A linear correlation is found between the amount of organic load and the biogas yield, with the increasing concentration of organic matter in the substrate being more detrimental to methane production [53,54,55].

Therefore, the inhibition processes in methane production due to salts might be considered in the design of this type of application. To improve long-term methane production, additional salt removal pretreatment steps may be necessary. For example, some processes for chloride removal may include precipitation of chlorides, oxidation, adsorption, and membrane separation processes. Chloride precipitation can occur in the form of CuCl or AgCl. Oxidation can be accomplished by ozone or by electrochemical methods Adsorbents and ion exchangers can also be used [56]. Regarding membrane processes for the removal of salts (such as chlorides), electrodialysis and reverse osmosis are possible techniques [57,58,59]. However, improvements of these processes, and subsequently more research, are required for future investigations.

4. Conclusions

Concentrating municipal wastewater by a tubular membrane in FO and LPRO processes is investigated in this research. It shows how the studied tubular membrane is suitable for both FO and LPRO processes as it has high water fluxes and low specific reverse salt flux. From the study of the membrane characterization carried out, we can select the appropriate work parameters to optimize FO. We select: Q_FS (20 L/min), Q_DS (2.5 L/min), and NaCl concentration (0.5 M) as DS based on productivity and costs. In addition, from the energy and productivity point of view and without considering the energy cost of the regeneration of the DS if needed, the FO process should be considered more appropriate attending to its lower fouling level in urban wastewater treatment. The TOC recovery results show how membrane washes are necessary to be able to recover the organic matter that remains adsorbed on the membrane or in the system.

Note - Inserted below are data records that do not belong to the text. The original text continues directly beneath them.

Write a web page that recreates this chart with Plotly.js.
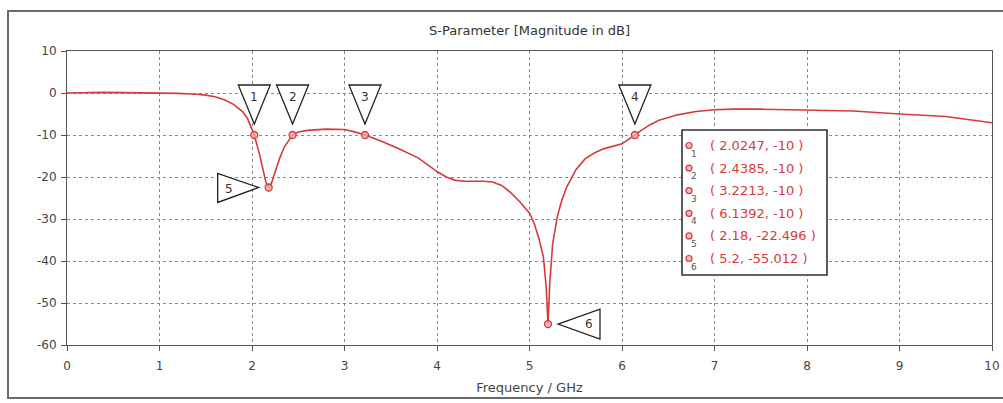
<!DOCTYPE html>
<html><head><meta charset="utf-8">
<script src="https://cdn.plot.ly/plotly-3.0.1.min.js"></script>
<style>html,body{margin:0;padding:0;background:#fff}#chart{width:1003px;height:403px}</style>
</head><body><div id="chart"></div>
<script>
const freqGHz = [0, 0.2, 0.4, 0.6, 0.8, 1.0, 1.2, 1.4, 1.5, 1.6, 1.7, 1.8, 1.9, 1.95, 2.0247, 2.08, 2.12, 2.15, 2.18, 2.21, 2.25, 2.3, 2.35, 2.4385, 2.5, 2.6, 2.8, 3.0, 3.1, 3.2213, 3.4, 3.6, 3.8, 4.0, 4.1, 4.2, 4.3, 4.4, 4.5, 4.6, 4.7, 4.8, 4.9, 5.0, 5.05, 5.1, 5.15, 5.18, 5.2, 5.22, 5.25, 5.3, 5.35, 5.4, 5.5, 5.6, 5.7, 5.8, 5.9, 6.0, 6.1392, 6.2, 6.3, 6.4, 6.6, 6.8, 7.0, 7.2, 7.5, 8.0, 8.5, 9.0, 9.5, 10.0];
const s11dB = [0, 0.1, 0.15, 0.1, 0.05, 0, -0.1, -0.3, -0.5, -0.9, -1.6, -2.7, -4.5, -6.0, -10, -14.5, -18.5, -21.2, -22.496, -21.5, -18.8, -15.5, -12.8, -10, -9.3, -8.9, -8.6, -8.7, -9.2, -10, -11.5, -13.4, -15.5, -18.7, -20.0, -20.8, -21.0, -21.0, -21.0, -21.2, -22.0, -23.8, -26.0, -28.6, -31, -34.5, -39, -46, -55.012, -45, -36, -29.5, -25.5, -22.5, -18.3, -15.7, -14.3, -13.3, -12.7, -12.1, -10, -9.0, -7.6, -6.5, -5.2, -4.4, -4.0, -3.85, -3.85, -4.0, -4.3, -5.0, -5.6, -7.1];
const markerFreq = [2.0247, 2.4385, 3.2213, 6.1392, 2.18, 5.2];
const markerDB = [-10, -10, -10, -10, -22.496, -55.012];
const markerLabels = ['1', '2', '3', '4', '5', '6'];
const markerDir = ['down', 'down', 'down', 'down', 'right', 'left'];
const xTickVals = [0, 1, 2, 3, 4, 5, 6, 7, 8, 9, 10];
const yTickVals = [10, 0, -10, -20, -30, -40, -50, -60];

const W = 1003, H = 403, L = 67, R = 11, T = 51, B = 58;
const PW = W - L - R, PH = H - T - B;
const pxX = p => (p - L) / PW;
const pxY = p => (H - B - p) / PH;

const red = '#d63a3a';
const txtGray = '#444';

const trace = {
  x: freqGHz, y: s11dB, type: 'scatter', mode: 'lines',
  line: {color: red, width: 1.6}, hoverinfo: 'skip', showlegend: false
};
const marks = {
  x: markerFreq, y: markerDB, type: 'scatter', mode: 'markers',
  marker: {symbol: 'circle', size: 7, color: 'rgba(240,170,170,0.8)', line: {color: red, width: 1.3}},
  hoverinfo: 'skip', showlegend: false
};

const triPaths = {
  down: 'M -16 50 L 16 50 L 0 11 Z',
  right: 'M -51 14 L -51 -15 L -10 0 Z',
  left: 'M 10 0 L 52 15 L 52 -15 Z'
};
const labelOff = {down: [0, 38], right: [-40, -2], left: [41, 0]};

const shapes = [];
const annotations = [];

// outer frame
shapes.push({type: 'rect', xref: 'paper', yref: 'paper', x0: pxX(8), x1: pxX(1010), y0: pxY(398), y1: pxY(11),
  line: {color: '#6a6a6a', width: 2}, fillcolor: 'rgba(0,0,0,0)', layer: 'below'});

markerFreq.forEach((f, i) => {
  const d = markerDir[i];
  shapes.push({type: 'path', xref: 'x', yref: 'y', xsizemode: 'pixel', ysizemode: 'pixel',
    xanchor: f, yanchor: markerDB[i], path: triPaths[d],
    line: {color: '#222', width: 1.3}, fillcolor: '#fff'});
  annotations.push({x: f, y: markerDB[i], xref: 'x', yref: 'y', text: markerLabels[i], showarrow: false,
    xshift: labelOff[d][0], yshift: labelOff[d][1], font: {family: 'DejaVu Sans', size: 12, color: '#333'}});
});

// marker info box
const boxL = 682, boxR = 827, boxT = 130, boxB = 275;
shapes.push({type: 'rect', xref: 'paper', yref: 'paper', x0: pxX(boxL), x1: pxX(boxR), y0: pxY(boxB), y1: pxY(boxT),
  line: {color: '#333', width: 1.6}, fillcolor: '#fff'});
const row0 = 145.5, rowDy = 22.6;
markerFreq.forEach((f, i) => {
  const yy = row0 + i * rowDy;
  shapes.push({type: 'circle', xref: 'paper', yref: 'paper', xsizemode: 'pixel', ysizemode: 'pixel',
    xanchor: pxX(689), yanchor: pxY(yy), x0: -3, x1: 3, y0: -3, y1: 3,
    line: {color: red, width: 1.2}, fillcolor: 'rgba(240,170,170,0.8)'});
  annotations.push({xref: 'paper', yref: 'paper', x: pxX(694), y: pxY(yy + 8), xanchor: 'center', yanchor: 'middle',
    text: markerLabels[i], showarrow: false, font: {family: 'DejaVu Sans', size: 9, color: '#555'}});
  annotations.push({xref: 'paper', yref: 'paper', x: pxX(708), y: pxY(yy), xanchor: 'left', yanchor: 'middle',
    text: '( ' + f + ', ' + markerDB[i] + ' )', showarrow: false,
    font: {family: 'DejaVu Sans', size: 13, color: red}});
});

const axisCommon = {
  showline: true, mirror: true, linecolor: '#555', linewidth: 1,
  ticks: 'outside', ticklen: 5, tickcolor: '#555', tickwidth: 1,
  showgrid: true, gridcolor: '#8a8a8a', griddash: 'dot', gridwidth: 1,
  zeroline: false, tickfont: {family: 'DejaVu Sans', size: 12, color: txtGray},
  fixedrange: true
};

const layout = {
  width: W, height: H,
  margin: {l: L, r: R, t: T, b: B, pad: 0},
  paper_bgcolor: '#fff', plot_bgcolor: '#fff',
  title: {text: 'S-Parameter [Magnitude in dB]', xref: 'paper', x: 0.5, yref: 'container', y: 1 - 30 / H, yanchor: 'middle',
    font: {family: 'DejaVu Sans', size: 13, color: '#333'}},
  xaxis: Object.assign({}, axisCommon, {range: [0, 10], tickvals: xTickVals, ticktext: xTickVals.map(String),
    ticklabelstandoff: 5,
    title: {text: 'Frequency / GHz', standoff: 10, font: {family: 'DejaVu Sans', size: 13, color: txtGray}}}),
  yaxis: Object.assign({}, axisCommon, {range: [-60, 10], tickvals: yTickVals, ticktext: yTickVals.map(String),
    ticklabelstandoff: 2}),
  shapes: shapes, annotations: annotations, showlegend: false
};

Plotly.newPlot('chart', [trace, marks], layout, {displayModeBar: false, staticPlot: true});
</script></body></html>
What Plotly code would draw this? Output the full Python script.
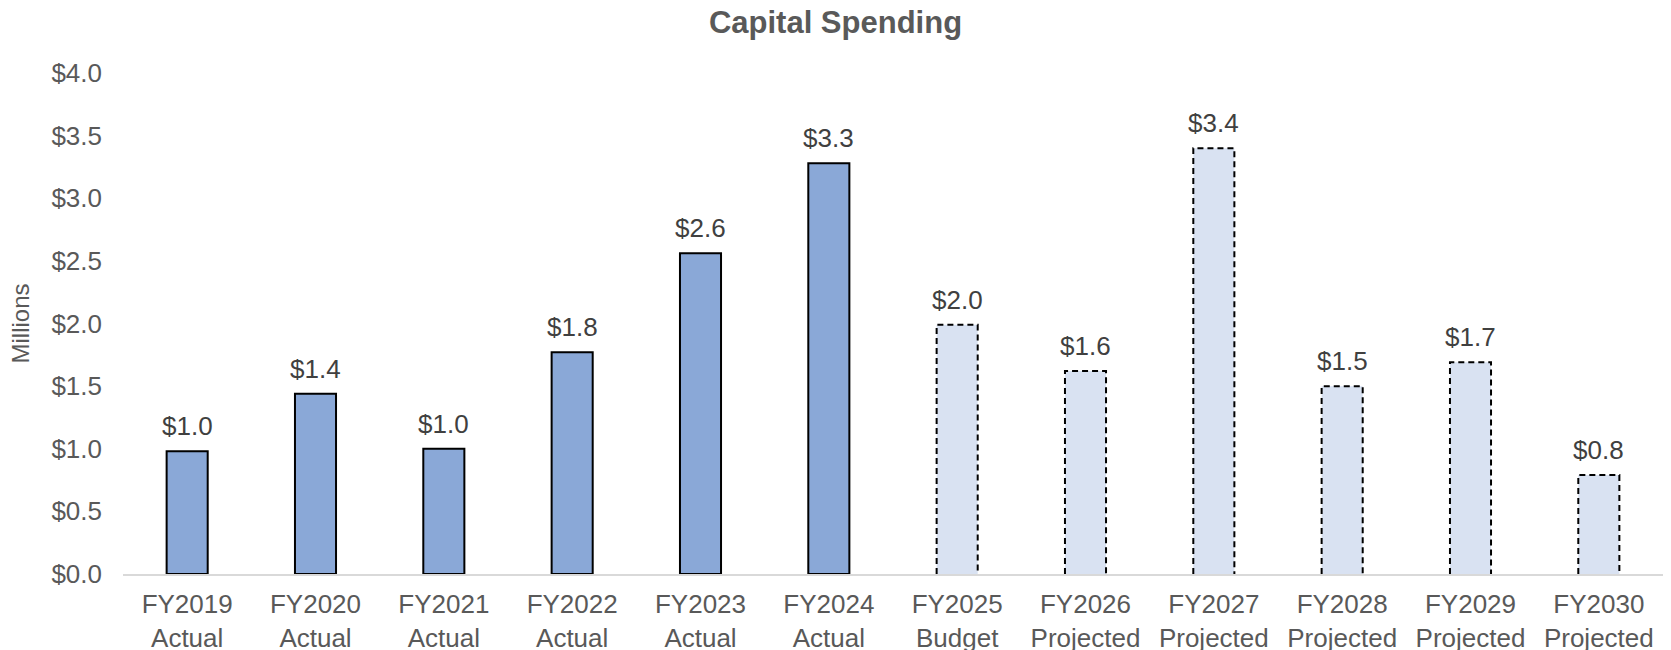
import plotly.graph_objects as go

categories = ["FY2019", "FY2020", "FY2021", "FY2022", "FY2023", "FY2024",
              "FY2025", "FY2026", "FY2027", "FY2028", "FY2029", "FY2030"]
sublabels = ["Actual", "Actual", "Actual", "Actual", "Actual", "Actual",
             "Budget", "Projected", "Projected", "Projected", "Projected", "Projected"]
values = [0.98, 1.44, 1.0, 1.77, 2.56, 3.28, 1.99, 1.62, 3.40, 1.50, 1.69, 0.79]
is_actual = [True] * 6 + [False] * 6

ytick_vals = [0, 0.5, 1.0, 1.5, 2.0, 2.5, 3.0, 3.5, 4.0]
ytick_text = ["$0.0", "$0.5", "$1.0", "$1.5", "$2.0", "$2.5", "$3.0", "$3.5", "$4.0"]

FONT = "Liberation Sans, Arial, sans-serif"
BAR_W = 0.32
ACTUAL_FILL = "#8AA8D7"
PROJ_FILL = "#D9E2F2"

idx = list(range(len(categories)))
act_x = [i for i in idx if is_actual[i]]
proj_x = [i for i in idx if not is_actual[i]]

fig = go.Figure()
fig.add_trace(go.Bar(
    x=act_x, y=[values[i] for i in act_x], width=BAR_W,
    marker=dict(color=ACTUAL_FILL, line=dict(color="#000000", width=2)),
    hoverinfo="skip", showlegend=False,
))
fig.add_trace(go.Bar(
    x=proj_x, y=[values[i] for i in proj_x], width=BAR_W,
    marker=dict(color=PROJ_FILL, line=dict(width=0)),
    hoverinfo="skip", showlegend=False,
))

# dashed outlines for projected bars (left, top, right sides)
ox, oy = [], []
for i in proj_x:
    l, r = i - BAR_W / 2, i + BAR_W / 2
    ox += [l, l, r, r, None]
    oy += [0, values[i], values[i], 0, None]
fig.add_trace(go.Scatter(
    x=ox, y=oy, mode="lines",
    line=dict(color="#000000", width=2, dash="6px,4px"),
    hoverinfo="skip", showlegend=False,
))

for i in idx:
    fig.add_annotation(
        x=i, y=values[i], xref="x", yref="y",
        text=f"${values[i]:.1f}", showarrow=False,
        yanchor="bottom", yshift=8,
        font=dict(family=FONT, size=26, color="#404040"),
    )

fig.update_layout(
    width=1671, height=650,
    margin=dict(l=123, r=8, t=73, b=76),
    paper_bgcolor="white", plot_bgcolor="white",
    title=dict(text="<b>Capital Spending</b>", x=0.5, xanchor="center",
               y=1 - 22 / 650, yanchor="middle", yref="container",
               font=dict(family=FONT, size=31, color="#595959")),
    font=dict(family=FONT, size=26, color="#595959"),
    bargap=0.68,
)
fig.update_xaxes(
    range=[-0.5, len(categories) - 0.5],
    tickmode="array", tickvals=idx,
    ticktext=[f"{c}<br>{s}" for c, s in zip(categories, sublabels)],
    showgrid=False, zeroline=False, automargin=False,
    showline=True, linecolor="#D9D9D9", linewidth=2,
    ticks="", tickfont=dict(family=FONT, size=26, color="#595959"),
    ticklabelstandoff=6,
)
fig.update_yaxes(
    range=[0, 4], tickmode="array", tickvals=ytick_vals, ticktext=ytick_text,
    showgrid=False, zeroline=False, showline=False, ticks="", automargin=False,
    tickfont=dict(family=FONT, size=26, color="#595959"),
    ticklabelstandoff=20,
    title=dict(text="Millions", standoff=14,
               font=dict(family=FONT, size=24, color="#595959")),
)

fig.write_html("out.html")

Regarding the methane production capacity, it is similar for the wastewater from both concentration processes (WWFO and WWLPRO). Although FO can slightly increase chlorides, the starting urban wastewater usually has a significant concentration of salts. For this reason, the inhibition processes in the production of methane are a factor to consider in the design of this type of application. Therefore, additional salt removal pretreatment stages would be needed to improve long-term production of methane.